DATA SEGMENT:
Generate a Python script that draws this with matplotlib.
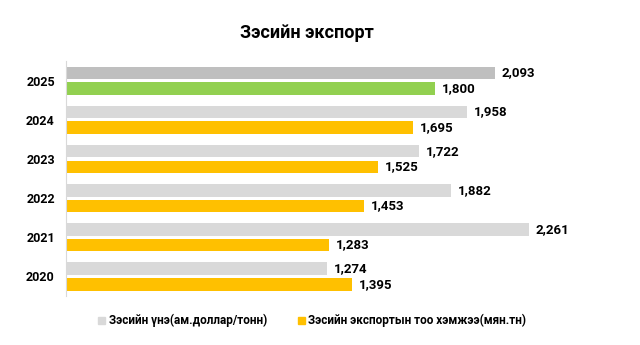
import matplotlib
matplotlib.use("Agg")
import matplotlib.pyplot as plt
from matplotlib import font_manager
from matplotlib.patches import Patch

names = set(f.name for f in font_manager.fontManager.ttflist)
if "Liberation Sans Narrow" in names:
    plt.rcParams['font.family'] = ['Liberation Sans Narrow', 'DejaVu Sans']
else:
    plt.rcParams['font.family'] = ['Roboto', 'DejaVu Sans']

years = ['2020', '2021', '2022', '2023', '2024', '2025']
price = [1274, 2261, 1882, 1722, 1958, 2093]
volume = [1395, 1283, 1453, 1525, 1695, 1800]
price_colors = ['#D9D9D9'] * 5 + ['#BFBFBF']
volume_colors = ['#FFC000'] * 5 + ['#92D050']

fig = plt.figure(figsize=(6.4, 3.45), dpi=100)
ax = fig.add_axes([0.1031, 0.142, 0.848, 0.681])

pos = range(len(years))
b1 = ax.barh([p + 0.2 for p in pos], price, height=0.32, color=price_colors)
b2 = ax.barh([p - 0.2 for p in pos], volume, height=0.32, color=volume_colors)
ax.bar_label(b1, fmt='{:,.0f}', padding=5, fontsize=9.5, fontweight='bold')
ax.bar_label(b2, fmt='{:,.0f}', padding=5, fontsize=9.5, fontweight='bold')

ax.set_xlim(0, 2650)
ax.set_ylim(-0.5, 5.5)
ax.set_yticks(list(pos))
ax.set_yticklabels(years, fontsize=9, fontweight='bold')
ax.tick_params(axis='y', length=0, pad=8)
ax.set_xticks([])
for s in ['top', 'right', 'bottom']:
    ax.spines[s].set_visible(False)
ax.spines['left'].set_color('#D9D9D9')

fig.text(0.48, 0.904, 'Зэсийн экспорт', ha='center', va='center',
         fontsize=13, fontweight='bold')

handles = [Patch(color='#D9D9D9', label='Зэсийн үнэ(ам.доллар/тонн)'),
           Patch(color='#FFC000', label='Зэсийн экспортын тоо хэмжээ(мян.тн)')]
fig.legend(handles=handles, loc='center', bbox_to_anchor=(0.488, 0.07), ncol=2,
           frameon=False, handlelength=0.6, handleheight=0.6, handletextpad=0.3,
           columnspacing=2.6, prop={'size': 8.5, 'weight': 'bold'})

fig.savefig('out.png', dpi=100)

WHAT YOU WILL DO: Send back the data above word for word, with the pictures left out.

COMPLETE ANSWER:
Generate a Python script that draws this with matplotlib.
import matplotlib
matplotlib.use("Agg")
import matplotlib.pyplot as plt
from matplotlib import font_manager
from matplotlib.patches import Patch

names = set(f.name for f in font_manager.fontManager.ttflist)
if "Liberation Sans Narrow" in names:
    plt.rcParams['font.family'] = ['Liberation Sans Narrow', 'DejaVu Sans']
else:
    plt.rcParams['font.family'] = ['Roboto', 'DejaVu Sans']

years = ['2020', '2021', '2022', '2023', '2024', '2025']
price = [1274, 2261, 1882, 1722, 1958, 2093]
volume = [1395, 1283, 1453, 1525, 1695, 1800]
price_colors = ['#D9D9D9'] * 5 + ['#BFBFBF']
volume_colors = ['#FFC000'] * 5 + ['#92D050']

fig = plt.figure(figsize=(6.4, 3.45), dpi=100)
ax = fig.add_axes([0.1031, 0.142, 0.848, 0.681])

pos = range(len(years))
b1 = ax.barh([p + 0.2 for p in pos], price, height=0.32, color=price_colors)
b2 = ax.barh([p - 0.2 for p in pos], volume, height=0.32, color=volume_colors)
ax.bar_label(b1, fmt='{:,.0f}', padding=5, fontsize=9.5, fontweight='bold')
ax.bar_label(b2, fmt='{:,.0f}', padding=5, fontsize=9.5, fontweight='bold')

ax.set_xlim(0, 2650)
ax.set_ylim(-0.5, 5.5)
ax.set_yticks(list(pos))
ax.set_yticklabels(years, fontsize=9, fontweight='bold')
ax.tick_params(axis='y', length=0, pad=8)
ax.set_xticks([])
for s in ['top', 'right', 'bottom']:
    ax.spines[s].set_visible(False)
ax.spines['left'].set_color('#D9D9D9')

fig.text(0.48, 0.904, 'Зэсийн экспорт', ha='center', va='center',
         fontsize=13, fontweight='bold')

handles = [Patch(color='#D9D9D9', label='Зэсийн үнэ(ам.доллар/тонн)'),
           Patch(color='#FFC000', label='Зэсийн экспортын тоо хэмжээ(мян.тн)')]
fig.legend(handles=handles, loc='center', bbox_to_anchor=(0.488, 0.07), ncol=2,
           frameon=False, handlelength=0.6, handleheight=0.6, handletextpad=0.3,
           columnspacing=2.6, prop={'size': 8.5, 'weight': 'bold'})

fig.savefig('out.png', dpi=100)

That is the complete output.